An important thing to take note of is that the flows only seem to appear when the surface of the red planet rises above -23C. The water is able to run in such cold conditions because the salt helps to lower the freezing point of the water, allowing it to remain a liquid below the 0C freezing point.
As of right now, researchers seem to be focused on figuring out the source of the water. Speculation points towards porous rocks under the Martian surface that might hold frozen water that melts in the summertime and possibly seeps up to the surface. It could also be that there are highly concentrated saline aquifers that are dotted around the bottom of the surface as saturated volumes of gritty rock. These could end up flowing in certain areas but it doesn’t help to explain the water that seeps down from the top of crater walls. McEwen’s favored possibility regarding the matter is that salts on the Martian surface absorb water from the atmosphere until they have enough to run downhill. This is a process that is referred to as deliquescence and is often seen in the Atacama desert, where the resulting damp patches are known place for microbes to inhabit.
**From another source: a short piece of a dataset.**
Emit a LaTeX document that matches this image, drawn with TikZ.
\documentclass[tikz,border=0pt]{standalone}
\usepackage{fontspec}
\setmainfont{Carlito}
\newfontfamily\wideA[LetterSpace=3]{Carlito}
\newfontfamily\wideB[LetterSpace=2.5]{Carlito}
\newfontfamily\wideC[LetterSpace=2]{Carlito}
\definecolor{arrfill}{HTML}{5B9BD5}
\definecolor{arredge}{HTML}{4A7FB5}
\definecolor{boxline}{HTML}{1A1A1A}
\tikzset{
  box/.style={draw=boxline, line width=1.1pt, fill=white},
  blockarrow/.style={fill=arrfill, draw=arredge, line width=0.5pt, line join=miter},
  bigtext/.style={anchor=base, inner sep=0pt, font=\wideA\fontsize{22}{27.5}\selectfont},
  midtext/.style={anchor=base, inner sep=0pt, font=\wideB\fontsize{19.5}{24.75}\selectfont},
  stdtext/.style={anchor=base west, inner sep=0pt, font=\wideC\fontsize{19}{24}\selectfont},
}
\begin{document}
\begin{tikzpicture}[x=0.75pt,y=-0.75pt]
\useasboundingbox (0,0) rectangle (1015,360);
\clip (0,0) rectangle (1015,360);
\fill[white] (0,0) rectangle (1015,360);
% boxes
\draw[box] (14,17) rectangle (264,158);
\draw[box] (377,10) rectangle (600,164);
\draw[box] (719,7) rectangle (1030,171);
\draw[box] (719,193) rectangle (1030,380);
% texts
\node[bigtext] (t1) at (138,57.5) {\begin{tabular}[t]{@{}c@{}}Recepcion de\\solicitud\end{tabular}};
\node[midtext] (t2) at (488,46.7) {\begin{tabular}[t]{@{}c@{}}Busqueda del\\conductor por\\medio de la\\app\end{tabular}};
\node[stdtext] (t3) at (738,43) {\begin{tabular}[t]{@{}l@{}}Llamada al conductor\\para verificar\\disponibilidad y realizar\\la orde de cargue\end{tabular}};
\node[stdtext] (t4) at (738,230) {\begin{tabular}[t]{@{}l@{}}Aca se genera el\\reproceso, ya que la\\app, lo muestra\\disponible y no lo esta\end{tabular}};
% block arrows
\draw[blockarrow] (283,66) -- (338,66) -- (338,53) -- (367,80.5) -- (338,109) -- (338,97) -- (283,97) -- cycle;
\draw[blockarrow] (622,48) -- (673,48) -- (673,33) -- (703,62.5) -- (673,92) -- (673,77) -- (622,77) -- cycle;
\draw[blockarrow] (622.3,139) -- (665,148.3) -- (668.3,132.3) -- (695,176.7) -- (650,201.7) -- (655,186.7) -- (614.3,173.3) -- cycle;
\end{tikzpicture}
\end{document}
According to John Bridges, a planetary science professor at the University of Leicester, though the study is fascinating, it throws up several concerns for NASA and other space agencies. The flows could potentially be used to find sources of water on the red planet making them the prime spots when it comes to hunting for life and also to land future manned-missions. That being said, we need to make sure we are doing everything possible to avoid contaminating another planets microbes with those from earth – a move which makes the wet areas some of the most difficult to visit.
Everyone’s view on Mars appears to be evolving and it appears that the red planet will remain a hot topic of discussion for quite some time, in both the industry and outside of it.